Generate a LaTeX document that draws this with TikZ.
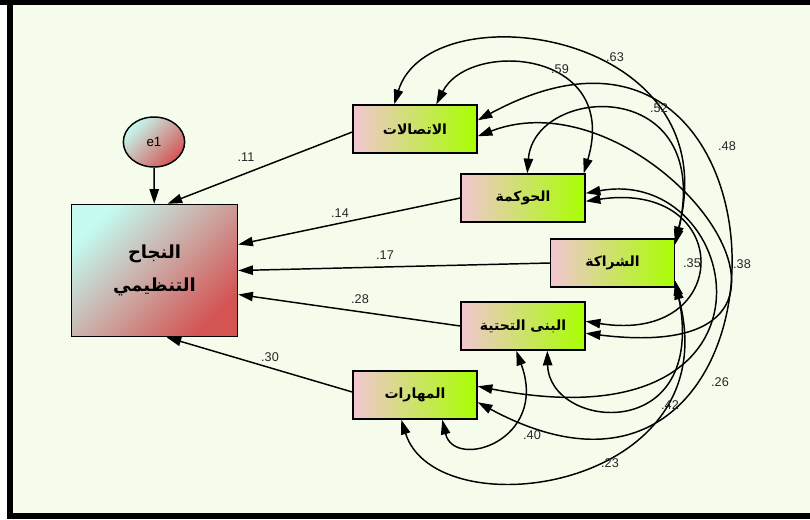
\documentclass[tikz,border=0pt]{standalone}
\usepackage{fontspec}
\setmainfont{Liberation Sans}
\newfontfamily\arabicfont[Script=Arabic]{DejaVu Sans}
\TeXXeTstate=1
\usepackage{tikz}
\usetikzlibrary{positioning, arrows.meta, shapes.geometric}
\definecolor{bgcol}{RGB}{245,252,236}
\definecolor{pinkcol}{RGB}{242,198,210}
\definecolor{limecol}{RGB}{168,255,0}
\definecolor{cyancol}{RGB}{196,250,240}
\definecolor{redcol}{RGB}{212,84,84}

\begin{document}
\begin{tikzpicture}[x=0.75pt, y=-0.75pt,
  factor/.style={draw, line width=1.1pt, minimum width=93pt, minimum height=36pt, inner sep=0pt,
    left color=pinkcol, right color=limecol, font=\arabicfont\bfseries\fontsize{10.5}{12}\selectfont},
  outcome/.style={draw, line width=1.1pt, minimum width=124.5pt, minimum height=99pt, inner sep=0pt,
    left color=cyancol, right color=redcol, shading angle=45, align=center,
    font=\arabicfont\bfseries\fontsize{13.5}{25}\selectfont},
  errvar/.style={draw, ellipse, line width=1.1pt, minimum width=46pt, minimum height=37.5pt, inner sep=0pt,
    left color=cyancol, right color=redcol, shading angle=45, font=\fontsize{10}{12}\selectfont},
  coef/.style={font=\fontsize{9.5}{10}\selectfont, text=black!85, inner sep=0pt},
  regr/.style={-{Triangle[length=11pt,width=7pt]}, line width=1.1pt},
  cov/.style={{Triangle[length=11pt,width=7pt]}-{Triangle[length=11pt,width=7pt]}, line width=1.1pt}]

% frame and background
\useasboundingbox (0,0) rectangle (810,519);
\fill[white] (0,0) rectangle (810,519);
\fill[bgcol] (13,5) rectangle (810,513);
\fill[black] (0,0) rectangle (810,5);
\fill[black] (7,0) rectangle (13,519);
\fill[black] (7,513) rectangle (810,519);

% variables
\node[outcome] (F) at (154.5,270.5) {\beginR النجاح\endR\\\beginR التنظيمي\endR};
\node[errvar] (err) at (154,142) {e1};
\node[factor] (A) at (415,129) {\beginR الاتصالات\endR};
\node[factor] (B) at (523,198) {\beginR الحوكمة\endR};
\node[factor] (C) at (612.5,263) {\beginR الشراكة\endR};
\node[factor] (D) at (523,326) {\beginR البنى التحتية\endR};
\node[factor] (E) at (415,395) {\beginR المهارات\endR};

% regression paths
\draw[regr] (err) -- (F);
\draw[regr] ([shift={(0,3)}]A.west) -- ([shift={(13,0)}]F.north);
\draw[regr] (B.west) -- ([shift={(0,-26)}]F.east);
\draw[regr] (C.west) -- (F.east);
\draw[regr] (D.west) -- ([shift={(0,24)}]F.east);
\draw[regr] ([shift={(0,-3)}]E.west) -- ([shift={(12,0)}]F.south);

% covariances
\draw[cov] ([shift={(42,0)}]A.north west) .. controls +(35,-115) and +(55,-212) .. ([shift={(0,3)}]C.north east);
\draw[cov] ([shift={(84,0)}]A.north west) .. controls +(33,-65) and +(37,-124) .. ([shift={(-2,0)}]B.north east);
\draw[cov] ([shift={(67,0)}]B.north west) .. controls +(7,-89) and +(40,-170) .. ([shift={(0,6)}]C.north east);
\draw[cov] ([shift={(0,16)}]A.north east) .. controls +(335,-181) and +(335,181) .. ([shift={(0,32)}]E.north east);
\draw[cov] ([shift={(0,32)}]A.north east) .. controls +(173,-67) and +(294,36) .. ([shift={(0,32)}]D.north east);
\draw[cov] ([shift={(0,28)}]B.north east) .. controls +(149,-22) and +(149,24) .. ([shift={(0,20)}]D.north east);
\draw[cov] ([shift={(0,20)}]B.north east) .. controls +(159,-29) and +(323,63) .. ([shift={(0,16)}]E.north east);
\draw[cov] ([shift={(90,0)}]E.south west) .. controls +(12,51) and +(33,90) .. ([shift={(56,0)}]D.south west);
\draw[cov] ([shift={(49,0)}]E.south west) .. controls +(35,111) and +(55,206) .. ([shift={(0,-3)}]C.south east);
\draw[cov] ([shift={(87,0)}]D.south west) .. controls +(2,80) and +(35,165) .. ([shift={(0,-7)}]C.south east);

% coefficients
\node[coef] (c11) at (246,157) {.11};
\node[coef] (c14) at (340,213) {.14};
\node[coef] (c17) at (385,255) {.17};
\node[coef] (c28) at (360,299) {.28};
\node[coef] (c30) at (270,357) {.30};
\node[coef] (c63) at (615,57) {.63};
\node[coef] (c59) at (560,69) {.59};
\node[coef] (c52) at (659,108) {.52};
\node[coef] (c48) at (727,146) {.48};
\node[coef] (c35) at (692,263) {.35};
\node[coef] (c38) at (742,264) {.38};
\node[coef] (c26) at (720,382) {.26};
\node[coef] (c42) at (670,405) {.42};
\node[coef] (c40) at (532,435) {.40};
\node[coef] (c23) at (610,463) {.23};
\end{tikzpicture}
\end{document}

==================================================

Exercise description =>
Exactly as written, please give again the lines from the beginning of the listing through the line containing "(7,513) rectangle (810,519);", inclusive, without any pictures.

Output below =>
Generate a LaTeX document that draws this with TikZ.
\documentclass[tikz,border=0pt]{standalone}
\usepackage{fontspec}
\setmainfont{Liberation Sans}
\newfontfamily\arabicfont[Script=Arabic]{DejaVu Sans}
\TeXXeTstate=1
\usepackage{tikz}
\usetikzlibrary{positioning, arrows.meta, shapes.geometric}
\definecolor{bgcol}{RGB}{245,252,236}
\definecolor{pinkcol}{RGB}{242,198,210}
\definecolor{limecol}{RGB}{168,255,0}
\definecolor{cyancol}{RGB}{196,250,240}
\definecolor{redcol}{RGB}{212,84,84}

\begin{document}
\begin{tikzpicture}[x=0.75pt, y=-0.75pt,
  factor/.style={draw, line width=1.1pt, minimum width=93pt, minimum height=36pt, inner sep=0pt,
    left color=pinkcol, right color=limecol, font=\arabicfont\bfseries\fontsize{10.5}{12}\selectfont},
  outcome/.style={draw, line width=1.1pt, minimum width=124.5pt, minimum height=99pt, inner sep=0pt,
    left color=cyancol, right color=redcol, shading angle=45, align=center,
    font=\arabicfont\bfseries\fontsize{13.5}{25}\selectfont},
  errvar/.style={draw, ellipse, line width=1.1pt, minimum width=46pt, minimum height=37.5pt, inner sep=0pt,
    left color=cyancol, right color=redcol, shading angle=45, font=\fontsize{10}{12}\selectfont},
  coef/.style={font=\fontsize{9.5}{10}\selectfont, text=black!85, inner sep=0pt},
  regr/.style={-{Triangle[length=11pt,width=7pt]}, line width=1.1pt},
  cov/.style={{Triangle[length=11pt,width=7pt]}-{Triangle[length=11pt,width=7pt]}, line width=1.1pt}]

% frame and background
\useasboundingbox (0,0) rectangle (810,519);
\fill[white] (0,0) rectangle (810,519);
\fill[bgcol] (13,5) rectangle (810,513);
\fill[black] (0,0) rectangle (810,5);
\fill[black] (7,0) rectangle (13,519);
\fill[black] (7,513) rectangle (810,519);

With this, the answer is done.